La voz antigua

La espuma de la ola

Se puede huir de muchas cosas, pero no de la fuerza del mar y de la ola. En el mar, la huida en la quietud supone la muerte.

Una forma de huir, en la vida, es no hacer nada y esperar, inmóvil e impasible, a que la vida te pase por delante, como una ola que te pasa por encima. Esa ola que no cogiste pero que viste nacer, crecer y romper contra el acantilado; un acantilado que no es otro que tú mismo.

Hay olas que vuelven una y otra vez a la misma orilla, olas que golpean los flancos de jinetes cansados.

Hay olas breves y juguetonas, llenas de espuma, que hacen cosquillas en la piel cuando rompe la marea.

Hay olas poderosas, imposibles de evitar, que nos engullen mientras giramos en sus vientres, y tras las cuales, al volver a la superficie, ya nunca seremos los mismos.

Las olas y el mar en sus resacas.

El mar y el teatro, son criaturas vivas sedientas de sangre. Criaturas vivas, amadas y amantes terribles, que exigen ofrendas en vida en los cuerpos de sus habitantes, terrestres o marinos. En el mar y en el teatro, la presencia escénica o vital, es imprescindible salvavidas, ante el riesgo seguro de ahogamiento o desaparición.

El mar nos cobija en sus entrañas de madre-mar generadora de vida. El mar, como el teatro, tiene entrañas de mujer.

En el mar y en el teatro, se cobran las deudas de muerte en sangre cuando alguien osa desafiar a una tormenta más fuerte que él.

En el mar, como en el teatro, se hacen ofrendas rituales de corderos ensangrentados al ser concreto e infinito que contiene a todas las cosas.

En el mar o en el teatro, hay tardes en las que uno se queda, flotando, en la superficie, mecido por el murmullo de las olas; y hay otras, en cambio, en las que el menor descuido se convierte en una trampa mortal.

El mar y el teatro mecidos por las olas.

Hay olas que al golpear, arrasan con todo a su paso y siembran el vacío. En el teatro, el vacío en forma de ola, provoca la muerte escénica, el vacío existencial.

Hay olas sonoras, en forma de tos, incómoda y persistente; hay olas silenciosas, cargadas de silencio espeso que sepulta con capas de indiferencia. Hay olas de risa, cargadas de esperanza, de misterio o de desesperación.

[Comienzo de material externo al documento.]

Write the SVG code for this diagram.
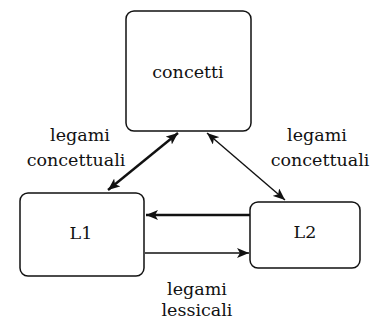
<svg xmlns="http://www.w3.org/2000/svg" width="372" height="320" viewBox="0 0 372 320">
  <style>
    .box { fill: #ffffff; stroke: #111111; stroke-width: 1.5; }
    .lbl { font-family: 'DejaVu Serif', 'Liberation Serif', serif; font-size: 17.5px; fill: #111111; text-anchor: middle; }
    .link { stroke: #111111; fill: none; }
    .thick { stroke-width: 2.4; }
    .thin { stroke-width: 1.4; }
  </style>
  <defs>
    <marker id="head" viewBox="0 0 12 10" refX="12" refY="5" markerWidth="12" markerHeight="10" markerUnits="userSpaceOnUse" orient="auto-start-reverse">
      <path d="M0,0 L12,5 L0,10 L3,5 Z" fill="#111111"/>
    </marker>
  </defs>
  <rect width="372" height="320" fill="#ffffff"/>

  <g id="concetti">
    <rect class="box" x="126" y="11" width="125" height="120" rx="8"/>
    <text class="lbl" x="188" y="78">concetti</text>
  </g>

  <g id="L1">
    <rect class="box" x="20" y="193" width="124" height="83" rx="8"/>
    <text class="lbl" x="81" y="239">L1</text>
  </g>

  <g id="L2">
    <rect class="box" x="250" y="202" width="110" height="66" rx="8"/>
    <text class="lbl" x="305" y="238">L2</text>
  </g>

  <g id="connectors">
    <line class="link thick" x1="108" y1="190" x2="178" y2="133" marker-start="url(#head)" marker-end="url(#head)"/>
    <line class="link thin" x1="207" y1="133" x2="285" y2="200" marker-start="url(#head)" marker-end="url(#head)"/>
    <line class="link thick" x1="250" y1="215" x2="146" y2="215" marker-end="url(#head)"/>
    <line class="link thin" x1="145" y1="253" x2="249" y2="253" marker-end="url(#head)"/>
  </g>

  <g id="labels">
    <text class="lbl" x="80" y="141">legami</text>
    <text class="lbl" x="76" y="166">concettuali</text>
    <text class="lbl" x="317" y="141">legami</text>
    <text class="lbl" x="320" y="166">concettuali</text>
    <text class="lbl" x="197" y="295">legami</text>
    <text class="lbl" x="197" y="316">lessicali</text>
  </g>
</svg>
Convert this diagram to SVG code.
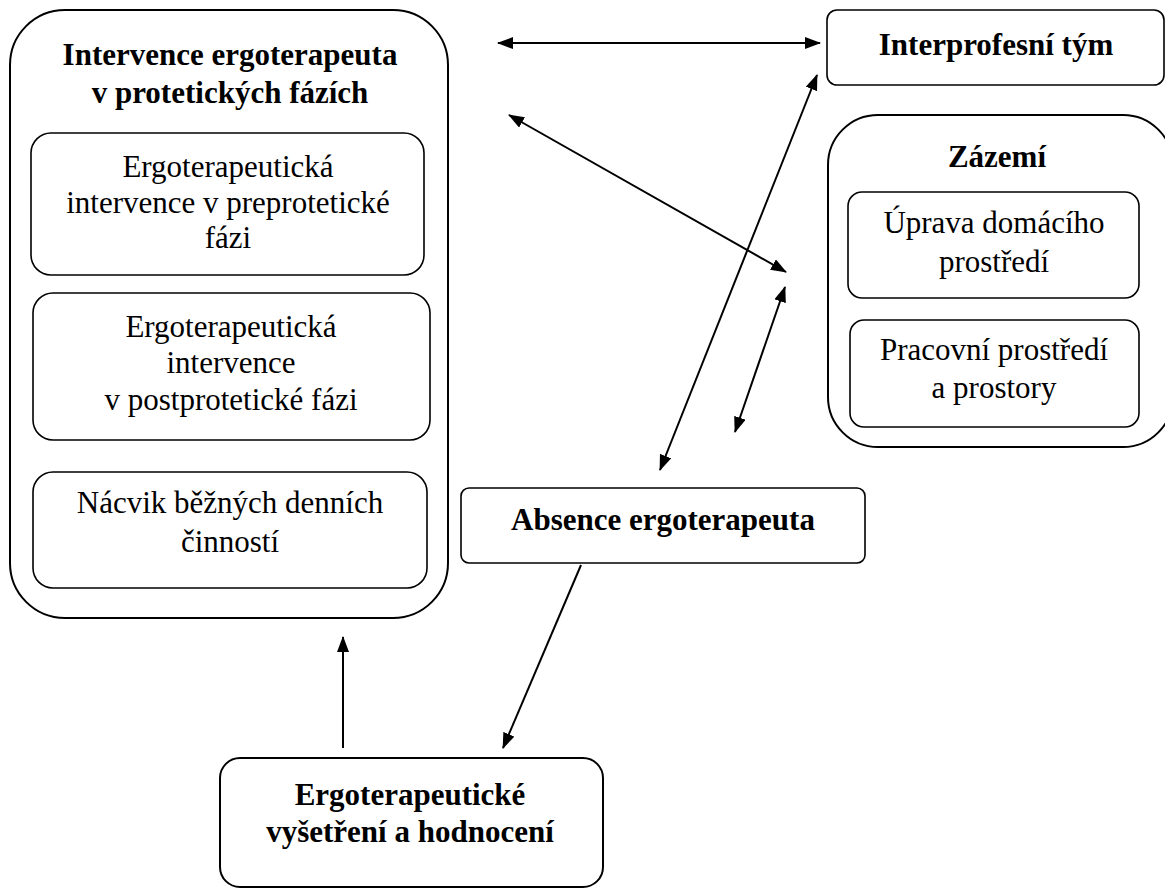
<svg xmlns="http://www.w3.org/2000/svg" width="1165" height="889" viewBox="0 0 1165 889">
<defs>
<style>
.box{fill:#fff;stroke:#000;stroke-width:2}
.inner{fill:#fff;stroke:#000;stroke-width:1.6}
.t{font-family:'Liberation Serif',serif !important;font-size:31px;fill:#000;text-anchor:middle}
.b{font-weight:bold}
.c{stroke:#000;stroke-width:2;fill:none}
</style>
<marker id="ah" markerUnits="userSpaceOnUse" markerWidth="16" markerHeight="12" refX="15" refY="6" orient="auto-start-reverse" viewBox="0 0 16 12">
<path d="M0,0 L16,6 L0,12 z" fill="#000"/>
</marker>
</defs>
<rect width="1165" height="889" fill="#fff"/>
<g id="intervence">
<rect class="box" x="10" y="10" width="438" height="608" rx="55" ry="55"/>
<text class="t b" style="font-family:'Liberation Serif',serif" x="230" y="65">Intervence ergoterapeuta</text>
<text class="t b" style="font-family:'Liberation Serif',serif" x="230" y="103">v protetických fázích</text>
</g>
<g id="preproteticka">
<rect class="inner" x="31" y="133" width="393" height="142" rx="20" ry="20"/>
<text class="t" style="font-family:'Liberation Serif',serif" x="228" y="177">Ergoterapeutická</text>
<text class="t" style="font-family:'Liberation Serif',serif" x="228" y="213">intervence v preprotetické</text>
<text class="t" style="font-family:'Liberation Serif',serif" x="228" y="248">fázi</text>
</g>
<g id="postproteticka">
<rect class="inner" x="33" y="293" width="397" height="147" rx="20" ry="20"/>
<text class="t" style="font-family:'Liberation Serif',serif" x="231" y="337">Ergoterapeutická</text>
<text class="t" style="font-family:'Liberation Serif',serif" x="231" y="373">intervence</text>
<text class="t" style="font-family:'Liberation Serif',serif" x="231" y="410">v postprotetické fázi</text>
</g>
<g id="nacvik">
<rect class="inner" x="33" y="472" width="394" height="116" rx="20" ry="20"/>
<text class="t" style="font-family:'Liberation Serif',serif" x="230" y="513">Nácvik běžných denních</text>
<text class="t" style="font-family:'Liberation Serif',serif" x="230" y="552">činností</text>
</g>
<g id="interprofesni">
<rect class="inner" x="827" y="10" width="337" height="75" rx="10" ry="10"/>
<text class="t b" style="font-family:'Liberation Serif',serif" x="996" y="55">Interprofesní tým</text>
</g>
<g id="zazemi">
<rect class="box" x="828" y="115" width="345" height="332" rx="50" ry="50"/>
<text class="t b" style="font-family:'Liberation Serif',serif" x="997" y="167">Zázemí</text>
</g>
<g id="uprava">
<rect class="inner" x="848" y="192" width="291" height="106" rx="14" ry="14"/>
<text class="t" style="font-family:'Liberation Serif',serif" x="994" y="233">Úprava domácího</text>
<text class="t" style="font-family:'Liberation Serif',serif" x="994" y="272">prostředí</text>
</g>
<g id="pracovni">
<rect class="inner" x="850" y="320" width="289" height="107" rx="14" ry="14"/>
<text class="t" style="font-family:'Liberation Serif',serif" x="994" y="360">Pracovní prostředí</text>
<text class="t" style="font-family:'Liberation Serif',serif" x="994" y="398">a prostory</text>
</g>
<g id="absence">
<rect class="inner" x="461" y="488" width="404" height="75" rx="8" ry="8"/>
<text class="t b" style="font-family:'Liberation Serif',serif" x="663" y="530">Absence ergoterapeuta</text>
</g>
<g id="vysetreni">
<rect class="box" x="220" y="758" width="383" height="129" rx="20" ry="20"/>
<text class="t b" style="font-family:'Liberation Serif',serif" x="410" y="805">Ergoterapeutické</text>
<text class="t b" style="font-family:'Liberation Serif',serif" x="410" y="842">vyšetření a hodnocení</text>
</g>
<g id="connectors">
<line class="c" x1="498" y1="43" x2="820" y2="43" marker-start="url(#ah)" marker-end="url(#ah)"/>
<line class="c" x1="509" y1="115" x2="786" y2="272" marker-start="url(#ah)" marker-end="url(#ah)"/>
<line class="c" x1="817" y1="75" x2="660" y2="470" marker-start="url(#ah)" marker-end="url(#ah)"/>
<line class="c" x1="785" y1="287" x2="735" y2="432" marker-start="url(#ah)" marker-end="url(#ah)"/>
<line class="c" x1="581" y1="565" x2="503" y2="748" marker-end="url(#ah)"/>
<line class="c" x1="343" y1="748" x2="343" y2="637" marker-end="url(#ah)"/>
</g>
</svg>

En el teatro, la orilla inicia su camino a final del escenario, en la primera fila de butacas, en la mirada del otro, multiplicidad caleidoscópica de la mirada ajena. ¿Quién es quién en esa orilla en el borde de la ola?, mar u orilla, actor o espectador, arena o espuma.

Después de la marea, llega la calma; pero a veces después de la calma ya no hay nada; un nada en vacío que nos succiona con más fuerza que la resaca de la ola, que la llamada del mar.

Hay calmas que nutren e invitan a la creación y crianza de criaturas imaginarias.

Hay calmas que hieren como cuchillos y nos arañan la piel con las aristas del mar.

Hay calmas chichas que son preludios de tormentas.

Y a veces, en el batir de olas, nos quedamos sin plumas escénicas ante la fuerza del mar que nos aplasta; pero volvemos, cada día, a ese mar-teatro, criatura viva y cambiante; a ese teatro-mar que cada día nos brinda una ola distinta; nosotros no somos los mismos, y ellos tampoco lo son. Y volvemos, cada día, a ese teatro-mar-hoja en blanco y luchamos a brazo partido para nadar más allá de la línea de rompientes, para volver después a la orilla, en la espuma de la ola.